Reference no: EM132786630
Questions -
Q1.Mr. Tino is thinking of buying a machine worthP300,000 with a scrap value of P40,000 after 5 years. It is expected to generate a net income before taxes of P80,000 a year with an income tax rate of 30%. The cost of capital is 10%.
A. What is the annual cash return?
B. What is the payback period?
C. What is the net present value?
Q2. BHI Holdings has been presented with an investment opportunity which has an annual cash inflow of P30,000 per year in years 1-2; P40,000 per year in years 3 to 4; and P60,000 in year 5. This investment cost the firm P120,000 today and the firm's required rate of return is 10%.
A. What is the payback period of this investment?
B. What is the discounted payback period?
C. What is the net present value of the investment?
Q3. Cayco Medical Center is considering purchasing an ultrasound machine for P950,000. The machine has a 10 - year life and an estimated salvage value of P55,000. Installation costs and freight charges will be P24,200 and P800, respectively.
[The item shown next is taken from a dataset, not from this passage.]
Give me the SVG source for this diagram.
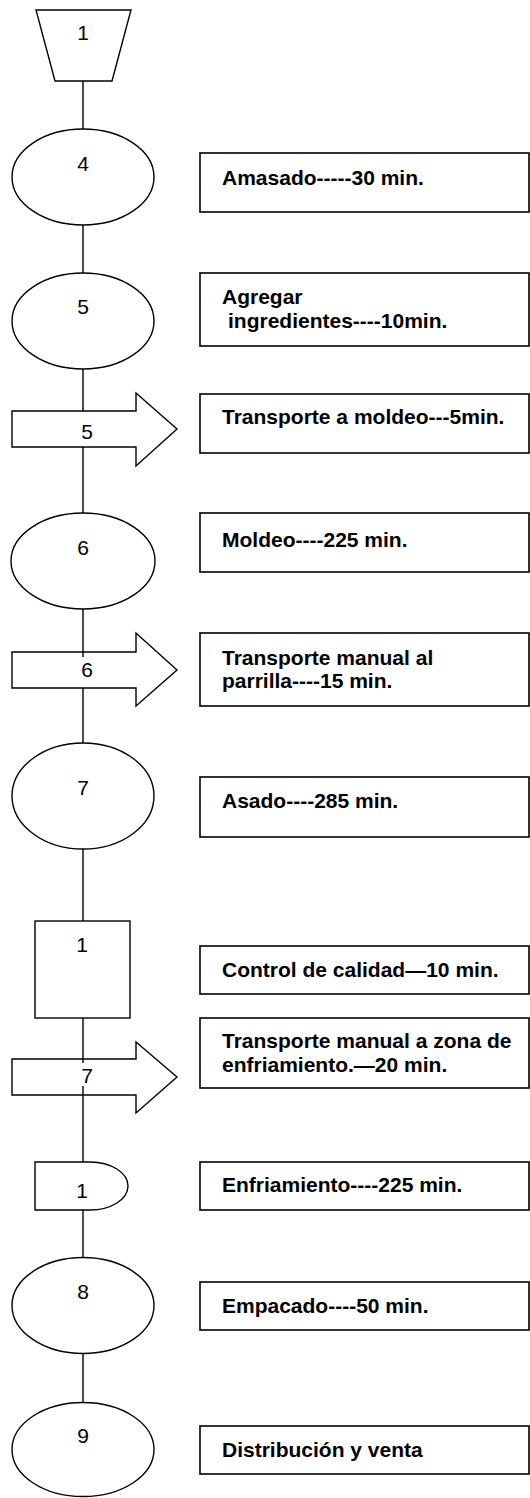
<svg xmlns="http://www.w3.org/2000/svg" width="530" height="1498" viewBox="0 0 530 1498">
  <style>
    .shape { fill: #fff; stroke: #000; stroke-width: 1.4; }
    .box { fill: #fff; stroke: #000; stroke-width: 1.6; }
    .link { stroke: #000; stroke-width: 1.4; fill: none; }
    .num { font-family: "Liberation Sans", Arial, sans-serif; font-size: 21px; text-anchor: middle; fill: #000; }
    .lbl { font-family: "Liberation Sans", Arial, sans-serif; font-size: 21px; font-weight: bold; fill: #000; }
  </style>
  <rect width="530" height="1498" fill="#fff"/>

  <!-- vertical flow line segments -->
  <g id="connectors">
    <line class="link" x1="83" y1="81" x2="83" y2="129"/>
    <line class="link" x1="83" y1="225" x2="83" y2="273"/>
    <line class="link" x1="83" y1="369" x2="83" y2="411"/>
    <line class="link" x1="83" y1="447" x2="83" y2="513"/>
    <line class="link" x1="83" y1="609" x2="83" y2="657"/>
    <line class="link" x1="83" y1="681" x2="83" y2="744"/>
    <line class="link" x1="83" y1="849" x2="83" y2="921"/>
    <line class="link" x1="83" y1="1018" x2="83" y2="1063"/>
    <line class="link" x1="83" y1="1086" x2="83" y2="1162"/>
    <line class="link" x1="83" y1="1210" x2="83" y2="1258"/>
    <line class="link" x1="83" y1="1353" x2="83" y2="1402"/>
  </g>

  <!-- start: storage trapezoid -->
  <g id="n-start">
    <polygon class="shape" points="36,10 131,10 112,81 55,81"/>
    <text class="num" x="83" y="40">1</text>
  </g>

  <g id="n-op4">
    <ellipse class="shape" cx="83" cy="177" rx="71" ry="48"/>
    <text class="num" x="83" y="171">4</text>
  </g>
  <g id="d-op4">
    <rect class="box" x="200" y="153" width="329" height="59"/>
    <text class="lbl" x="222" y="185">Amasado-----30 min.</text>
  </g>

  <g id="n-op5">
    <ellipse class="shape" cx="83" cy="321" rx="71" ry="48"/>
    <text class="num" x="83" y="314">5</text>
  </g>
  <g id="d-op5">
    <rect class="box" x="200" y="273" width="329" height="73"/>
    <text class="lbl" x="222" y="304">Agregar</text>
    <text class="lbl" x="228" y="328">ingredientes----10min.</text>
  </g>

  <g id="n-tr5">
    <polygon class="shape" points="12,411 136,411 136,393 177,429 136,466 136,447 12,447"/>
    <text class="num" x="87" y="439">5</text>
  </g>
  <g id="d-tr5">
    <rect class="box" x="200" y="394" width="329" height="59"/>
    <text class="lbl" x="222" y="424">Transporte a moldeo---5min.</text>
  </g>

  <g id="n-op6">
    <ellipse class="shape" cx="83" cy="561" rx="72" ry="48"/>
    <text class="num" x="83" y="555">6</text>
  </g>
  <g id="d-op6">
    <rect class="box" x="200" y="513" width="329" height="59"/>
    <text class="lbl" x="222" y="547">Moldeo----225 min.</text>
  </g>

  <g id="n-tr6">
    <polygon class="shape" points="12,652 136,652 136,633 177,670 136,706 136,688 12,688"/>
    <line class="link" x1="83" y1="652" x2="83" y2="657"/>
    <text class="num" x="87" y="677">6</text>
  </g>
  <g id="d-tr6">
    <rect class="box" x="200" y="633" width="329" height="73"/>
    <text class="lbl" x="222" y="665">Transporte manual al</text>
    <text class="lbl" x="222" y="688">parrilla----15 min.</text>
  </g>

  <g id="n-op7">
    <ellipse class="shape" cx="83" cy="796" rx="71" ry="53"/>
    <text class="num" x="83" y="795">7</text>
  </g>
  <g id="d-op7">
    <rect class="box" x="200" y="777" width="329" height="60"/>
    <text class="lbl" x="222" y="808">Asado----285 min.</text>
  </g>

  <g id="n-insp1">
    <rect class="shape" x="35" y="921" width="95" height="97"/>
    <text class="num" x="82" y="952">1</text>
  </g>
  <g id="d-insp1">
    <rect class="box" x="200" y="946" width="329" height="48"/>
    <text class="lbl" x="222" y="977">Control de calidad—10 min.</text>
  </g>

  <g id="n-tr7">
    <polygon class="shape" points="12,1059 136,1059 136,1042 177,1077 136,1113 136,1095 12,1095"/>
    <line class="link" x1="83" y1="1059" x2="83" y2="1063"/>
    <line class="link" x1="83" y1="1086" x2="83" y2="1095"/>
    <text class="num" x="87" y="1083">7</text>
  </g>
  <g id="d-tr7">
    <rect class="box" x="200" y="1018" width="329" height="70"/>
    <text class="lbl" x="222" y="1048">Transporte manual a zona de</text>
    <text class="lbl" x="222" y="1072">enfriamiento.—20 min.</text>
  </g>

  <g id="n-delay1">
    <path class="shape" d="M35,1162 H90 A38,24 0 0 1 90,1210 H35 Z"/>
    <text class="num" x="82" y="1198">1</text>
  </g>
  <g id="d-delay1">
    <rect class="box" x="200" y="1162" width="329" height="48"/>
    <text class="lbl" x="222" y="1192">Enfriamiento----225 min.</text>
  </g>

  <g id="n-op8">
    <ellipse class="shape" cx="83" cy="1305.5" rx="71" ry="48"/>
    <text class="num" x="83" y="1299">8</text>
  </g>
  <g id="d-op8">
    <rect class="box" x="200" y="1282" width="329" height="48"/>
    <text class="lbl" x="222" y="1313">Empacado----50 min.</text>
  </g>

  <g id="n-op9">
    <ellipse class="shape" cx="83" cy="1449.5" rx="71" ry="47"/>
    <text class="num" x="83" y="1443">9</text>
  </g>
  <g id="d-op9">
    <rect class="box" x="200" y="1426" width="329" height="48"/>
    <text class="lbl" x="222" y="1457">Distribución y venta</text>
  </g>
</svg>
Newman uses straight-line depreciation.
The medical center estimates that the machine will be used five times a week with the average charges to the patient for ultrasound of P800. There are P10 in medical supplies and P40 of technician costs for each procedure performed using the machine. The present value of an annuity of 1 for 10 years at 9% is 6.418 while the present value of 1 for 10 years at 9% is 0.42241
A. The cash payback period is?
B. The project is expected to generate net present value of?
C. What is the accounting rate of return provided by the project?
D. What is the annual net income of this project?